→ **What you have to do**
Only the lines between the line holding "Clone this chart in matplotlib." and the line holding "ax.yaxis.set_minor_formatter(NullFormatter())", both of those included, should be copied exactly; drop the pictures.

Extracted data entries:
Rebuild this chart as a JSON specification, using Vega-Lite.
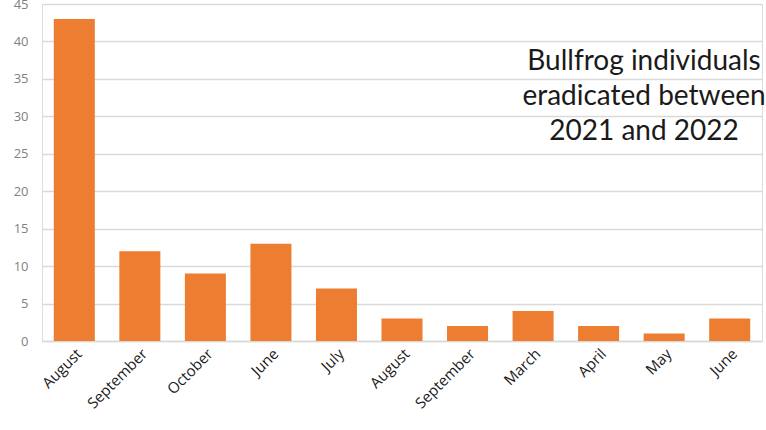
{
  "$schema": "https://vega.github.io/schema/vega-lite/v6.json",
  "autosize": "none",
  "width": 720,
  "height": 337,
  "padding": {"left": 42, "top": 4, "right": 4, "bottom": 89},
  "background": "white",
  "title": {
    "text": ["Bullfrog individuals", "eradicated between", "2021 and 2022"],
    "anchor": "end",
    "align": "center",
    "baseline": "top",
    "orient": "top",
    "frame": "group",
    "dx": -118,
    "dy": 148,
    "offset": 0,
    "fontSize": 28,
    "lineHeight": 35,
    "font": "Lato",
    "fontWeight": "normal",
    "color": "#1a1a1a"
  },
  "data": {
    "values": [
      {"slot": "August|1", "count": 43},
      {"slot": "September|2", "count": 12},
      {"slot": "October|3", "count": 9},
      {"slot": "June|4", "count": 13},
      {"slot": "July|5", "count": 7},
      {"slot": "August|6", "count": 3},
      {"slot": "September|7", "count": 2},
      {"slot": "March|8", "count": 4},
      {"slot": "April|9", "count": 2},
      {"slot": "May|10", "count": 1},
      {"slot": "June|11", "count": 3}
    ]
  },
  "mark": {"type": "bar", "color": "#ED7D31"},
  "encoding": {
    "x": {
      "field": "slot",
      "type": "nominal",
      "sort": null,
      "scale": {"paddingInner": 0.374, "paddingOuter": 0.18},
      "axis": {
        "title": null,
        "labelExpr": "split(datum.label, '|')[0]",
        "labelAngle": -45,
        "labelAlign": "right",
        "labelBaseline": "top",
        "labelPadding": 5,
        "labelDx": 6,
        "labelFontSize": 15,
        "labelFont": "Open Sans",
        "labelColor": "#1a1a1a",
        "ticks": false,
        "domainColor": "#d9d9d9",
        "domainWidth": 1.5
      }
    },
    "y": {
      "field": "count",
      "type": "quantitative",
      "scale": {"domain": [0, 45], "nice": false},
      "axis": {
        "title": null,
        "values": [0, 5, 10, 15, 20, 25, 30, 35, 40, 45],
        "ticks": false,
        "domain": false,
        "labelPadding": 14,
        "labelFontSize": 13,
        "labelFont": "Open Sans",
        "labelColor": "#7f7f7f",
        "gridColor": "#d9d9d9",
        "gridWidth": 1.5
      }
    }
  }
}
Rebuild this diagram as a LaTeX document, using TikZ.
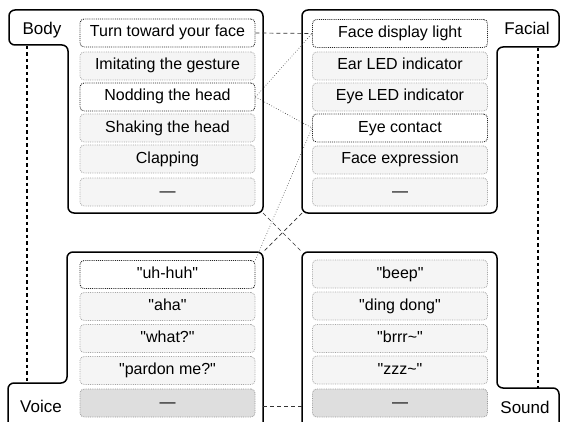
\documentclass[tikz,border=0pt]{standalone}
\usepackage{fontspec}
\setmainfont{Liberation Sans}
\newcommand\qq[1]{\textquotedbl#1\textquotedbl}
\begin{document}
\begin{tikzpicture}[x=1pt,y=-1pt,
  panel/.style={line width=1.5pt, rounded corners=6pt},
  item/.style={rounded corners=4pt, minimum width=175pt, minimum height=28pt,
    inner sep=0pt, text height=11.5pt, text depth=3.5pt,
    font=\fontsize{16}{19}\selectfont},
  hot/.style={item, draw=black!85, densely dotted, line width=0.9pt, fill=white},
  plain/.style={item, draw=black!35, densely dotted, line width=0.8pt, fill=black!4},
  tail/.style={item, draw=black!40, densely dotted, line width=0.8pt, fill=black!13},
  tag/.style={anchor=base, inner sep=0pt, font=\fontsize{17}{20}\selectfont},
  link/.style={black!80, line width=0.6pt, dotted},
  bridge/.style={black!80, line width=0.7pt, dash pattern=on 4pt off 3pt},
  rail/.style={black, line width=1.3pt, dash pattern=on 3.5pt off 3pt}]

\useasboundingbox (0,0) rectangle (561,422);

% panel outlines with their label tabs
\draw[panel] (9,45) -- (9,10) -- (263,10) -- (263,213) -- (68,213) -- (68,45) -- cycle;
\draw[panel] (302,213) -- (302,10) -- (559,10) -- (559,47) -- (497,47) -- (497,213) -- cycle;
\draw[panel] (8,440) -- (8,383) -- (67,383) -- (67,252) -- (263,252) -- (263,440);
\draw[panel] (302,440) -- (302,252) -- (497,252) -- (497,388) -- (559,388) -- (559,440);

% panel labels
\node[tag] (lbody)   at (42,35)   {Body};
\node[tag] (lfacial) at (527,35)  {Facial};
\node[tag] (lvoice)  at (41,412)  {Voice};
\node[tag] (lsound)  at (525,413) {Sound};

% body items
\node[hot]   (b1) at (167.5,33)  {Turn toward your face};
\node[plain] (b2) at (167.5,66)  {Imitating the gesture};
\node[hot]   (b3) at (167.5,97)  {Nodding the head};
\node[plain] (b4) at (167.5,128) {Shaking the head};
\node[plain] (b5) at (167.5,159) {Clapping};
\node[plain] (b6) at (167.5,192) {---};

% facial items
\node[hot]   (f1) at (400,33.5) {Face display light};
\node[plain] (f2) at (400,66)   {Ear LED indicator};
\node[plain] (f3) at (400,97)   {Eye LED indicator};
\node[hot]   (f4) at (400,128)  {Eye contact};
\node[plain] (f5) at (400,160)  {Face expression};
\node[plain] (f6) at (400,192)  {---};

% voice items
\node[hot]   (v1) at (167.5,274.5) {\qq{uh-huh}};
\node[plain] (v2) at (167.5,306.5) {\qq{aha}};
\node[plain] (v3) at (167.5,338.5) {\qq{what?}};
\node[plain] (v4) at (167.5,370.5) {\qq{pardon me?}};
\node[tail]  (v5) at (167.5,403)   {---};

% sound items
\node[plain] (s1) at (400,274)   {\qq{beep}};
\node[plain] (s2) at (400,306)   {\qq{ding dong}};
\node[plain] (s3) at (400,338.5) {\qq{brrr\textasciitilde}};
\node[plain] (s4) at (400,370)   {\qq{zzz\textasciitilde}};
\node[tail]  (s5) at (400,403)   {---};

% anchor points on the panel outlines
\coordinate (bodyBR)   at (263,213);
\coordinate (facialBL) at (302,213);
\coordinate (voiceTR)  at (263,252);
\coordinate (soundTL)  at (302,252);
\coordinate (voiceR)   at (263,406);
\coordinate (soundL)   at (302,406);
\coordinate (bodyRailA)   at (27,46);
\coordinate (bodyRailB)   at (27,383);
\coordinate (facialRailA) at (538,48);
\coordinate (facialRailB) at (538,388);

% dashed rails joining the stacked panels
\draw[rail] (bodyRailA) -- (bodyRailB);
\draw[rail] (facialRailA) -- (facialRailB);

% links between panels
\draw[bridge] (bodyBR) -- (soundTL);
\draw[bridge] (facialBL) -- (voiceTR);
\draw[bridge] (voiceR) -- (soundL);

% links between items
\draw[bridge] (b1.east) -- (f1.west);
\draw[link] (b3.east) -- (f1.west);
\draw[link] (b3.east) -- (f4.west);
\draw[link] (f4.west) -- (v1.north east);
\end{tikzpicture}
\end{document}
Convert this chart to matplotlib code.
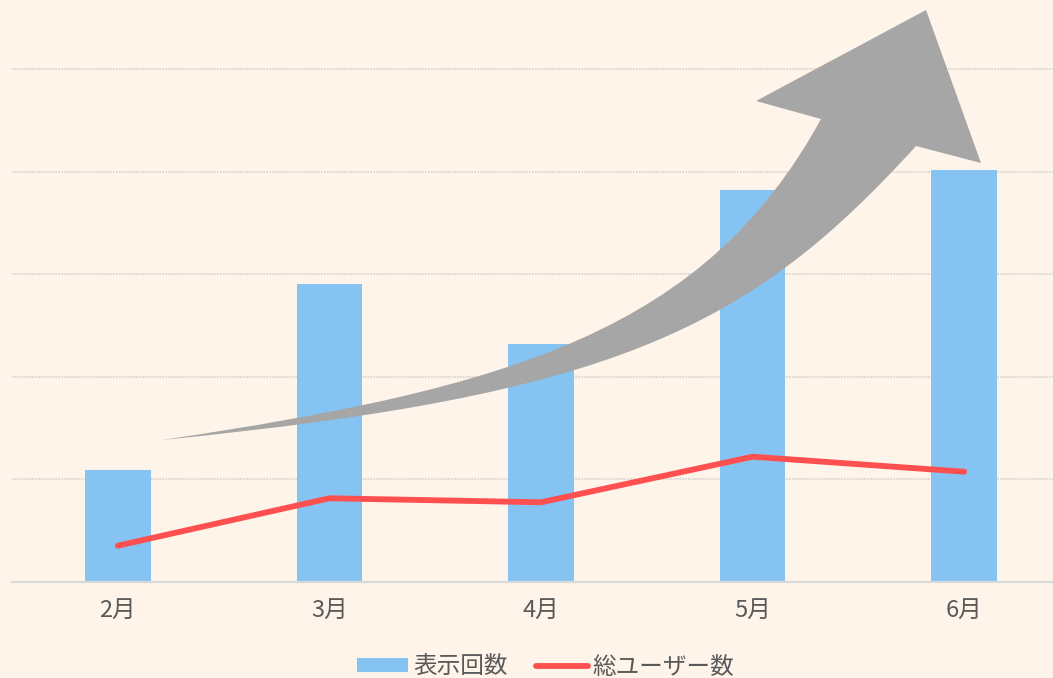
import matplotlib
matplotlib.use('Agg')
import matplotlib.pyplot as plt
from matplotlib.path import Path
from matplotlib.patches import PathPatch, Patch
from matplotlib.lines import Line2D

plt.rcParams['font.family'] = ['Noto Sans CJK JP', 'DejaVu Sans']

months = ['2月', '3月', '4月', '5月', '6月']
views = [1090, 2900, 2320, 3820, 4020]      # 表示回数
users = [354, 816, 777, 1221, 1075]         # 総ユーザー数
series_names = ['表示回数', '総ユーザー数']

# decorative growth arrow, in figure pixels (x right, y down)
arrow_upper = [(162, 440), (512, 388), (705, 331), (821, 119)]
arrow_head = [(756, 101), (926, 10), (981, 163), (916, 146)]
arrow_lower = [(748, 331), (612, 395), (162, 440)]

W, H = 1053, 678
bg = '#FEF4EA'
bar_color = '#85C4F2'
line_color = '#FF5050'
text_color = '#595959'


def main():
    fig = plt.figure(figsize=(W / 100, H / 100), dpi=100)
    fig.patch.set_facecolor(bg)
    ax = fig.add_axes([12 / W, 1 - 582 / H, 1058 / W, 5.5 * 102.6 / H])
    ax.set_facecolor(bg)

    x = range(len(months))
    ax.bar(x, views, width=0.31, color=bar_color, zorder=2)
    ax.plot(x, users, color=line_color, linewidth=4.2,
            solid_capstyle='round', solid_joinstyle='miter', zorder=4)

    ax.set_xlim(-0.5, 4.5)
    ax.set_ylim(0, 5500)
    ax.set_yticks([1000, 2000, 3000, 4000, 5000])
    ax.set_axisbelow(True)
    ax.yaxis.grid(True, ls=(0, (1, 0.6)), color='#DBD6D0', linewidth=1.3)
    ax.tick_params(axis='y', left=False, labelleft=False)
    ax.set_xticks(list(x))
    ax.set_xticklabels(months)
    ax.tick_params(axis='x', length=0, pad=12, labelsize=17,
                   labelcolor=text_color)
    for s in ['top', 'right', 'left']:
        ax.spines[s].set_visible(False)
    ax.spines['bottom'].set_color('#D9D9D9')
    ax.spines['bottom'].set_linewidth(1.6)

    # arrow
    pts = arrow_upper + arrow_head + arrow_lower
    codes = ([Path.MOVETO, Path.CURVE4, Path.CURVE4, Path.CURVE4]
             + [Path.LINETO] * 4
             + [Path.CURVE4] * 3)
    verts = [(px / W, 1 - py / H) for px, py in pts]
    arrow = PathPatch(Path(verts + [verts[0]], codes + [Path.CLOSEPOLY]),
                      facecolor='#A6A6A6', edgecolor='none',
                      transform=fig.transFigure, clip_on=False, zorder=3)
    ax.add_patch(arrow)

    handles = [Patch(facecolor=bar_color, edgecolor='none'),
               Line2D([], [], color=line_color, linewidth=4.2,
                      solid_capstyle='round')]
    fig.legend(handles, series_names, loc='center',
               bbox_to_anchor=(545.5 / W, 1 - 667 / H), ncol=2,
               frameon=False, fontsize=17, labelcolor=text_color,
               handlelength=2.2, handleheight=0.5, handletextpad=0.2,
               columnspacing=1.2)

    fig.savefig('out.png', dpi=100, facecolor=bg)


if __name__ == '__main__':
    main()
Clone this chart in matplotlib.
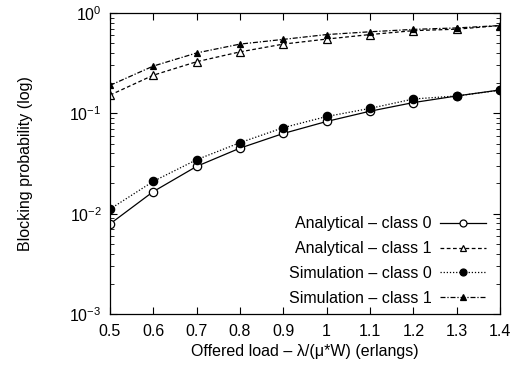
import matplotlib
matplotlib.use("Agg")
import matplotlib.pyplot as plt
from matplotlib.ticker import LogLocator, NullFormatter

plt.rcParams['font.family'] = ['Liberation Sans', 'DejaVu Sans']

load = [0.5, 0.6, 0.7, 0.8, 0.9, 1.0, 1.1, 1.2, 1.3, 1.4]
analytical_c0 = [0.0079, 0.0166, 0.0296, 0.045, 0.063, 0.083, 0.105, 0.128, 0.149, 0.171]
analytical_c1 = [0.152, 0.24, 0.327, 0.41, 0.49, 0.55, 0.61, 0.667, 0.69, 0.75]
simulation_c0 = [0.0111, 0.021, 0.0345, 0.051, 0.072, 0.093, 0.112, 0.139, 0.149, 0.17]
simulation_c1 = [0.19, 0.296, 0.40, 0.49, 0.546, 0.61, 0.65, 0.687, 0.71, 0.75]
xticks = [0.5, 0.6, 0.7, 0.8, 0.9, 1.0, 1.1, 1.2, 1.3, 1.4]
xticklabels = ['0.5', '0.6', '0.7', '0.8', '0.9', '1', '1.1', '1.2', '1.3', '1.4']

fig = plt.figure(figsize=(5.13, 3.72), dpi=100)
ax = fig.add_axes([0.2144, 0.156, 0.7603, 0.809])

fs = 11.5
lw = 0.9
ax.plot(load, analytical_c0, color='black', lw=lw, ls='-', marker='o', mfc='white',
        mec='black', ms=6, mew=0.9, label='Analytical \u2013 class 0')
ax.plot(load, analytical_c1, color='black', lw=lw, ls=(0, (3, 2)), marker='^', mfc='white',
        mec='black', ms=6, mew=0.9, label='Analytical \u2013 class 1')
ax.plot(load, simulation_c0, color='black', lw=lw, ls=(0, (1, 1.5)), marker='o', mfc='black',
        mec='black', ms=6, mew=0.9, label='Simulation \u2013 class 0')
ax.plot(load, simulation_c1, color='black', lw=lw, ls=(0, (4, 1.5, 1, 1.5)), marker='^', mfc='black',
        mec='black', ms=5, mew=0.9, label='Simulation \u2013 class 1')

ax.set_yscale('log')
ax.set_ylim(1e-3, 1)
ax.set_xlim(0.5, 1.4)
ax.set_xticks(xticks)
ax.set_xticklabels(xticklabels)
ax.yaxis.set_major_locator(LogLocator(base=10, numticks=10))
ax.yaxis.set_minor_locator(LogLocator(base=10, subs=range(2, 10), numticks=20))
ax.yaxis.set_minor_formatter(NullFormatter())

ax.tick_params(axis='both', which='both', direction='in', top=True, right=True, labelsize=fs)
ax.tick_params(axis='both', which='major', length=5, width=0.8)
ax.tick_params(axis='both', which='minor', length=3, width=0.6)
ax.tick_params(axis='x', pad=7)
ax.tick_params(axis='y', pad=6)
for s in ax.spines.values():
    s.set_linewidth(0.9)

ax.set_xlabel('Offered load \u2013 \u03bb/(\u03bc*W) (erlangs)', fontsize=fs, labelpad=4)
ax.set_ylabel('Blocking probability (log)', fontsize=fs, labelpad=26)

leg = ax.legend(loc='lower right', frameon=False, markerfirst=False, fontsize=fs,
                handlelength=2.9, labelspacing=0.62, borderaxespad=0.1,
                handletextpad=0.5, bbox_to_anchor=(0.985, 0.0))
for h in leg.legend_handles:
    h.set_markersize(5)

fig.savefig('out.png', dpi=100)
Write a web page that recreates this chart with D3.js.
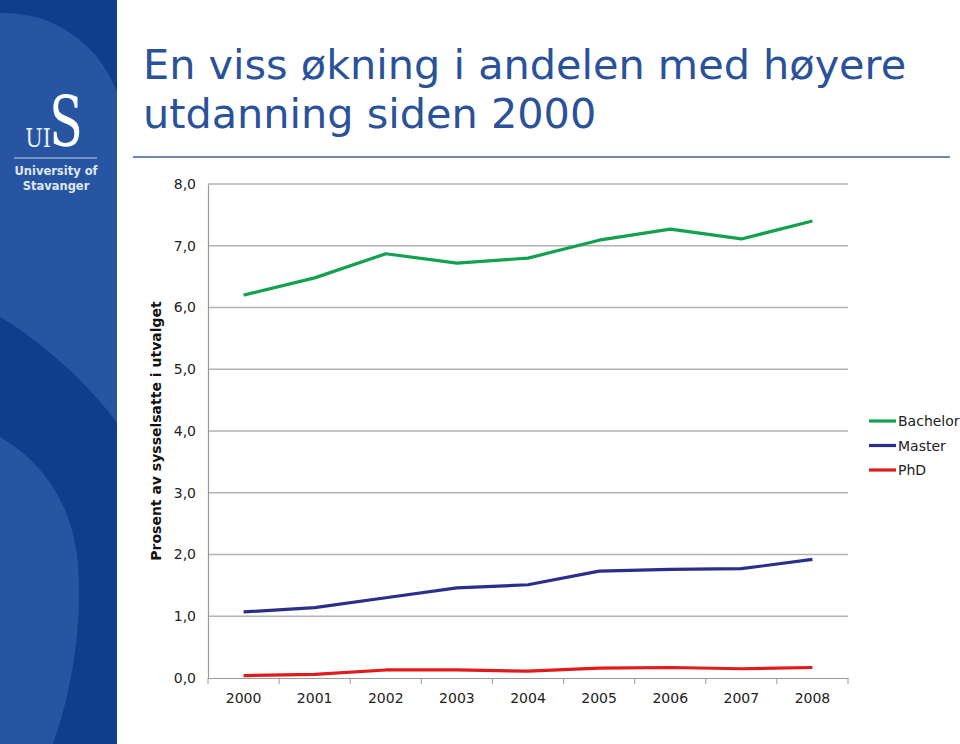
<!DOCTYPE html>
<html>
<head>
<meta charset="utf-8">
<script src="https://cdn.jsdelivr.net/npm/d3@7"></script>
<style>
  body { margin: 0; background: #fff; }
  svg { display: block; }
</style>
</head>
<body>
<div id="chart"></div>
<script>
// data
const years = ['2000', '2001', '2002', '2003', '2004', '2005', '2006', '2007', '2008'];
const bachelor = [6.20, 6.48, 6.87, 6.72, 6.80, 7.09, 7.27, 7.11, 7.40];
const master = [1.07, 1.14, 1.30, 1.46, 1.51, 1.73, 1.76, 1.77, 1.92];
const phd = [0.04, 0.06, 0.13, 0.13, 0.11, 0.16, 0.17, 0.15, 0.17];
const seriesNames = ['Bachelor', 'Master', 'PhD'];
const seriesColors = ['#12a14e', '#2b2f8c', '#e01b1b'];
const yTicks = [0, 1, 2, 3, 4, 5, 6, 7, 8];

var width = 960,
    height = 744;

var svg = d3.select('#chart')
  .append('svg')
    .attr('width', width)
    .attr('height', height);

// left sidebar with the logo
var side = svg.append('g');
side.append('rect')
  .attr('x', 0).attr('y', 0)
  .attr('width', 117).attr('height', height)
  .attr('fill', '#2855a2');
// darker curved bands
side.append('path')
  .attr('d', 'M0,0 L117,0 L117,92 C105,60 80,32 40,18 C25,14 10,13 0,13 Z')
  .attr('fill', '#0f3e8e');
side.append('path')
  .attr('d', 'M0,317 C40,340 90,385 117,423 L117,744 L53,744 C72,690 84,620 77,555 C70,500 40,460 0,437 Z')
  .attr('fill', '#0f3e8e');
// logo
side.append('text')
  .attr('transform', 'translate(66,146) scale(0.7,1)')
  .attr('text-anchor', 'middle')
  .attr('font-family', 'DejaVu Serif, serif')
  .attr('font-size', 70)
  .attr('fill', '#fff')
  .text('S');
side.append('text')
  .attr('transform', 'translate(51,147) scale(0.8,1)')
  .attr('text-anchor', 'end')
  .attr('font-family', 'DejaVu Serif, serif')
  .attr('font-size', 26)
  .attr('fill', '#e8eef8')
  .text('UI');
side.append('line')
  .attr('x1', 14).attr('x2', 97)
  .attr('y1', 158).attr('y2', 158)
  .attr('stroke', '#8fa8d4').attr('stroke-width', 1.5);
side.append('text')
  .attr('x', 56).attr('y', 175)
  .attr('text-anchor', 'middle')
  .attr('font-family', 'Verdana, DejaVu Sans, sans-serif')
  .attr('font-weight', 'bold')
  .attr('font-size', 11.5)
  .attr('fill', '#dfe7f5')
  .text('University of');
side.append('text')
  .attr('x', 56).attr('y', 190)
  .attr('text-anchor', 'middle')
  .attr('font-family', 'Verdana, DejaVu Sans, sans-serif')
  .attr('font-weight', 'bold')
  .attr('font-size', 11.5)
  .attr('fill', '#dfe7f5')
  .text('Stavanger');

// title
var title = svg.append('text')
  .attr('font-family', 'Verdana, DejaVu Sans, sans-serif')
  .attr('font-size', 41.4)
  .attr('fill', '#2a529a');
title.append('tspan').attr('x', 143).attr('y', 79).text('En viss økning i andelen med høyere');
title.append('tspan').attr('x', 143).attr('y', 128).text('utdanning siden 2000');

svg.append('line')
  .attr('x1', 133).attr('x2', 950)
  .attr('y1', 157).attr('y2', 157)
  .attr('stroke', '#7089b4').attr('stroke-width', 2);

// chart area
var plotLeft = 208, plotRight = 848, plotTop = 184, plotBottom = 678;

var x = d3.scaleBand()
  .domain(years)
  .range([plotLeft, plotRight]);

var y = d3.scaleLinear()
  .domain([0, 8])
  .range([plotBottom, plotTop]);

// gridlines
svg.append('g')
  .selectAll('line')
  .data(yTicks.filter(d => d > 0))
  .enter().append('line')
    .attr('x1', plotLeft).attr('x2', plotRight)
    .attr('y1', d => y(d)).attr('y2', d => y(d))
    .attr('stroke', '#b3b3b3')
    .attr('stroke-width', 1.5);

// y axis
var yAxis = svg.append('g')
  .attr('transform', 'translate(' + plotLeft + ',0)')
  .call(d3.axisLeft(y).tickValues(yTicks).tickSize(0).tickPadding(12)
    .tickFormat(d => d3.format('.1f')(d).replace('.', ',')));
yAxis.select('.domain').attr('stroke', '#9a9a9a').attr('stroke-width', 1.2);
yAxis.selectAll('text')
  .attr('font-family', 'Verdana, DejaVu Sans, sans-serif')
  .attr('font-size', 14)
  .attr('fill', '#222');

// x axis with ticks on the category boundaries
var xAxis = svg.append('g')
  .attr('transform', 'translate(0,' + plotBottom + ')')
  .call(d3.axisBottom(x).tickSize(0).tickPadding(15));
xAxis.select('.domain').attr('stroke', '#9a9a9a').attr('stroke-width', 1.2);
xAxis.selectAll('text')
  .attr('font-family', 'Verdana, DejaVu Sans, sans-serif')
  .attr('font-size', 14)
  .attr('fill', '#222');
xAxis.selectAll('.bound')
  .data(years.concat(['end']))
  .enter().append('line')
    .attr('class', 'bound')
    .attr('x1', (d, i) => plotLeft + i * x.step())
    .attr('x2', (d, i) => plotLeft + i * x.step())
    .attr('y1', 0).attr('y2', 6)
    .attr('stroke', '#9a9a9a');

// y axis title
svg.append('text')
  .attr('transform', 'translate(161,431) rotate(-90)')
  .attr('text-anchor', 'middle')
  .attr('font-family', 'Verdana, DejaVu Sans, sans-serif')
  .attr('font-weight', 'bold')
  .attr('font-size', 14)
  .attr('fill', '#111')
  .text('Prosent av sysselsatte i utvalget');

// lines
var allSeries = [bachelor, master, phd];
var line = d3.line()
  .x((d, i) => x(years[i]) + x.bandwidth() / 2)
  .y(d => y(d));

svg.append('g')
  .selectAll('path')
  .data(allSeries)
  .enter().append('path')
    .attr('d', line)
    .attr('fill', 'none')
    .attr('stroke', (d, i) => seriesColors[i])
    .attr('stroke-width', 3.2)
    .attr('stroke-linejoin', 'round');

// legend
var legend = svg.append('g')
  .selectAll('g')
  .data(seriesNames)
  .enter().append('g')
    .attr('transform', (d, i) => 'translate(869,' + (421 + i * 24.5) + ')');
legend.append('line')
  .attr('x1', 0).attr('x2', 27)
  .attr('stroke', (d, i) => seriesColors[i])
  .attr('stroke-width', 3.2);
legend.append('text')
  .attr('x', 29).attr('y', 5)
  .attr('font-family', 'Verdana, DejaVu Sans, sans-serif')
  .attr('font-size', 14)
  .attr('fill', '#222')
  .text(d => d);
</script>
</body>
</html>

→ **Reply to the task**
Clone this chart in matplotlib.
import matplotlib
matplotlib.use("Agg")
import matplotlib.pyplot as plt
from matplotlib.ticker import LogLocator, NullFormatter

plt.rcParams['font.family'] = ['Liberation Sans', 'DejaVu Sans']

load = [0.5, 0.6, 0.7, 0.8, 0.9, 1.0, 1.1, 1.2, 1.3, 1.4]
analytical_c0 = [0.0079, 0.0166, 0.0296, 0.045, 0.063, 0.083, 0.105, 0.128, 0.149, 0.171]
analytical_c1 = [0.152, 0.24, 0.327, 0.41, 0.49, 0.55, 0.61, 0.667, 0.69, 0.75]
simulation_c0 = [0.0111, 0.021, 0.0345, 0.051, 0.072, 0.093, 0.112, 0.139, 0.149, 0.17]
simulation_c1 = [0.19, 0.296, 0.40, 0.49, 0.546, 0.61, 0.65, 0.687, 0.71, 0.75]
xticks = [0.5, 0.6, 0.7, 0.8, 0.9, 1.0, 1.1, 1.2, 1.3, 1.4]
xticklabels = ['0.5', '0.6', '0.7', '0.8', '0.9', '1', '1.1', '1.2', '1.3', '1.4']

fig = plt.figure(figsize=(5.13, 3.72), dpi=100)
ax = fig.add_axes([0.2144, 0.156, 0.7603, 0.809])

fs = 11.5
lw = 0.9
ax.plot(load, analytical_c0, color='black', lw=lw, ls='-', marker='o', mfc='white',
        mec='black', ms=6, mew=0.9, label='Analytical \u2013 class 0')
ax.plot(load, analytical_c1, color='black', lw=lw, ls=(0, (3, 2)), marker='^', mfc='white',
        mec='black', ms=6, mew=0.9, label='Analytical \u2013 class 1')
ax.plot(load, simulation_c0, color='black', lw=lw, ls=(0, (1, 1.5)), marker='o', mfc='black',
        mec='black', ms=6, mew=0.9, label='Simulation \u2013 class 0')
ax.plot(load, simulation_c1, color='black', lw=lw, ls=(0, (4, 1.5, 1, 1.5)), marker='^', mfc='black',
        mec='black', ms=5, mew=0.9, label='Simulation \u2013 class 1')

ax.set_yscale('log')
ax.set_ylim(1e-3, 1)
ax.set_xlim(0.5, 1.4)
ax.set_xticks(xticks)
ax.set_xticklabels(xticklabels)
ax.yaxis.set_major_locator(LogLocator(base=10, numticks=10))
ax.yaxis.set_minor_locator(LogLocator(base=10, subs=range(2, 10), numticks=20))
ax.yaxis.set_minor_formatter(NullFormatter())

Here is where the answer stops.